Three of the occupiers emerged with their hands raised around 9:30 a.m., leaving 27-year-old David Fry of Ohio alone at the refuge. The mediators asked him to think about what Jesus would have done in his situation. By 11 a.m., he, too, surrendered.
“I’m really glad they’re safe,” Fiore told the Oregonian, noting that Fry was about the same age as her daughter. “And I also have to give kudos to the FBI agents out there. No one got hurt.” According to the Times, Fiore then vowed to help the protesters take their fight to “the next battleground, which is the court system and legislation.”

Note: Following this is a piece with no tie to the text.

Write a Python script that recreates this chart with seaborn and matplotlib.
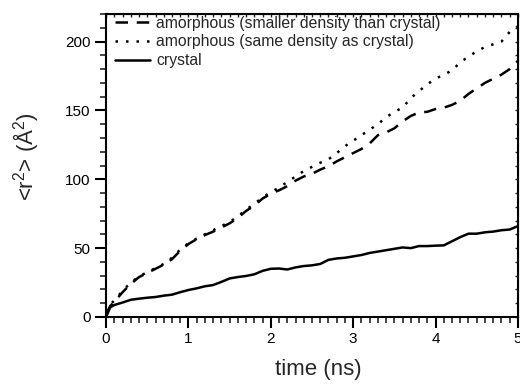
import numpy as np
import pandas as pd
import matplotlib
matplotlib.use('Agg')
import matplotlib.pyplot as plt
import seaborn as sns
from matplotlib.ticker import MultipleLocator

# values
time_ns = [0, 0.05, 0.1, 0.2, 0.3, 0.4, 0.5, 0.6, 0.7, 0.8, 0.9,
           1.0, 1.1, 1.2, 1.3, 1.4, 1.5, 1.6, 1.7, 1.8, 1.9,
           2.0, 2.1, 2.2, 2.3, 2.4, 2.5, 2.6, 2.7, 2.8, 2.9,
           3.0, 3.1, 3.2, 3.3, 3.4, 3.5, 3.6, 3.7, 3.8, 3.9,
           4.0, 4.1, 4.2, 4.3, 4.4, 4.5, 4.6, 4.7, 4.8, 4.9, 5.0]

amorph_low = [2, 8, 11, 18, 24, 29, 32, 35, 38, 42, 48,
              53, 56.5, 59.5, 62, 65, 68, 72, 77, 81, 86,
              89.5, 92, 95, 99, 102, 104, 107, 109.5, 113, 116,
              119, 122, 126, 132, 134, 137, 142, 146, 148.5, 149,
              151, 152, 154, 157, 162, 166, 170, 173, 176, 180, 186]

amorph_same = [4, 9, 12, 19, 25, 29.5, 32.5, 35.5, 38.5, 43, 49,
               53.5, 57, 60, 63, 66, 69, 73, 78, 82, 87,
               90.5, 94, 98, 102, 106, 109, 112, 114.5, 119, 124,
               128, 132, 136, 140, 145, 149, 152, 159, 164, 169,
               173, 176, 179, 185, 189, 193, 196, 198, 200, 207, 211]

crystal = [0, 7, 8.7, 10.5, 12.5, 13.3, 14, 14.5, 15.5, 16.2, 18,
           19.6, 20.8, 22.3, 23.2, 25.5, 28, 29, 29.8, 31, 33.5,
           35, 35.2, 34.5, 36, 37, 37.5, 38.5, 41.5, 42.5, 43,
           44, 45, 46.5, 47.5, 48.5, 49.5, 50.5, 50, 51.5, 51.5,
           51.8, 52, 55, 58, 60.5, 60.5, 61.5, 62, 63, 63.5, 66]

labels = ['amorphous (smaller density than crystal)',
          'amorphous (same density as crystal)',
          'crystal']

df = pd.concat([
    pd.DataFrame({'t': time_ns, 'r2': amorph_low, 'run': labels[0]}),
    pd.DataFrame({'t': time_ns, 'r2': amorph_same, 'run': labels[1]}),
    pd.DataFrame({'t': time_ns, 'r2': crystal, 'run': labels[2]}),
])

sns.set_style('ticks')
plt.rcParams['font.family'] = ['Liberation Sans', 'DejaVu Sans']
plt.rcParams['mathtext.default'] = 'regular'

fig = plt.figure(figsize=(5.2, 3.84), dpi=100)
ax = fig.add_axes([0.204, 0.1745, 0.792, 0.789])

sns.lineplot(data=df, x='t', y='r2', hue='run', style='run',
             hue_order=labels, style_order=labels,
             palette=['black'] * 3,
             dashes={labels[0]: (5, 3.5), labels[1]: (1, 3.2), labels[2]: ''},
             linewidth=1.8, ax=ax, legend=True)

ax.set_xlim(0, 5)
ax.set_ylim(0, 220)
ax.xaxis.set_major_locator(MultipleLocator(1))
ax.xaxis.set_minor_locator(MultipleLocator(0.1))
ax.yaxis.set_major_locator(MultipleLocator(50))
ax.yaxis.set_minor_locator(MultipleLocator(10))
ax.tick_params(which='major', direction='out', length=8, width=1.5,
               labelsize=11, pad=3, colors='black')
ax.tick_params(which='minor', direction='out', length=4.5, width=1.2)
for s in ax.spines.values():
    s.set_linewidth(1.5)
    s.set_color('black')

# inward ticks on top and right
top = ax.secondary_xaxis('top')
top.xaxis.set_major_locator(MultipleLocator(0.1))
top.tick_params(direction='in', length=2.5, width=1, labeltop=False)
right = ax.secondary_yaxis('right')
right.yaxis.set_major_locator(MultipleLocator(10))
right.tick_params(direction='in', length=2.5, width=1, labelright=False)

ax.set_xlabel('time (ns)', fontsize=16)
ax.set_ylabel('<r$^2$> (Å$^2$)', fontsize=16)
ax.xaxis.set_label_coords(0.515, -0.14)
ax.yaxis.set_label_coords(-0.157, 0.53)

handles, _ = ax.get_legend_handles_labels()
ax.legend(handles[-3:], labels, loc='upper left', frameon=False,
          bbox_to_anchor=(0.022, 0.995),
          fontsize=11.3, handlelength=2.2, handletextpad=0.4,
          labelspacing=0.25, borderaxespad=0, borderpad=0)

fig.savefig('out.png', dpi=100)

Lessons from a tense standoff
Business negotiators stuck in a conflict with a distrustful party may find the following lessons from the Oregon standoff helpful:
- Exercise strategic patience. Resist the urge to respond immediately to provocative acts. A slow-paced approach to conflict resolution can help de-escalate tensions while also strengthening parties’ motivations to end the dispute.
- When possible, meet in person. Bundy cut off talks with the FBI after it failed to provide him with a negotiator he could meet with face to face. Business negotiators would be wise to meet with counterparts in person when possible. More so than phone calls, face-to-face meetings humanize negotiators and foster rapport.
Enlist those the other party trusts. Thanks to their conservative credentials and sympathy to the occupiers’ cause, both Graham and Fiore played crucial roles in resolving the standoff. Look for people you and your counterpart both trust to mediate your dispute.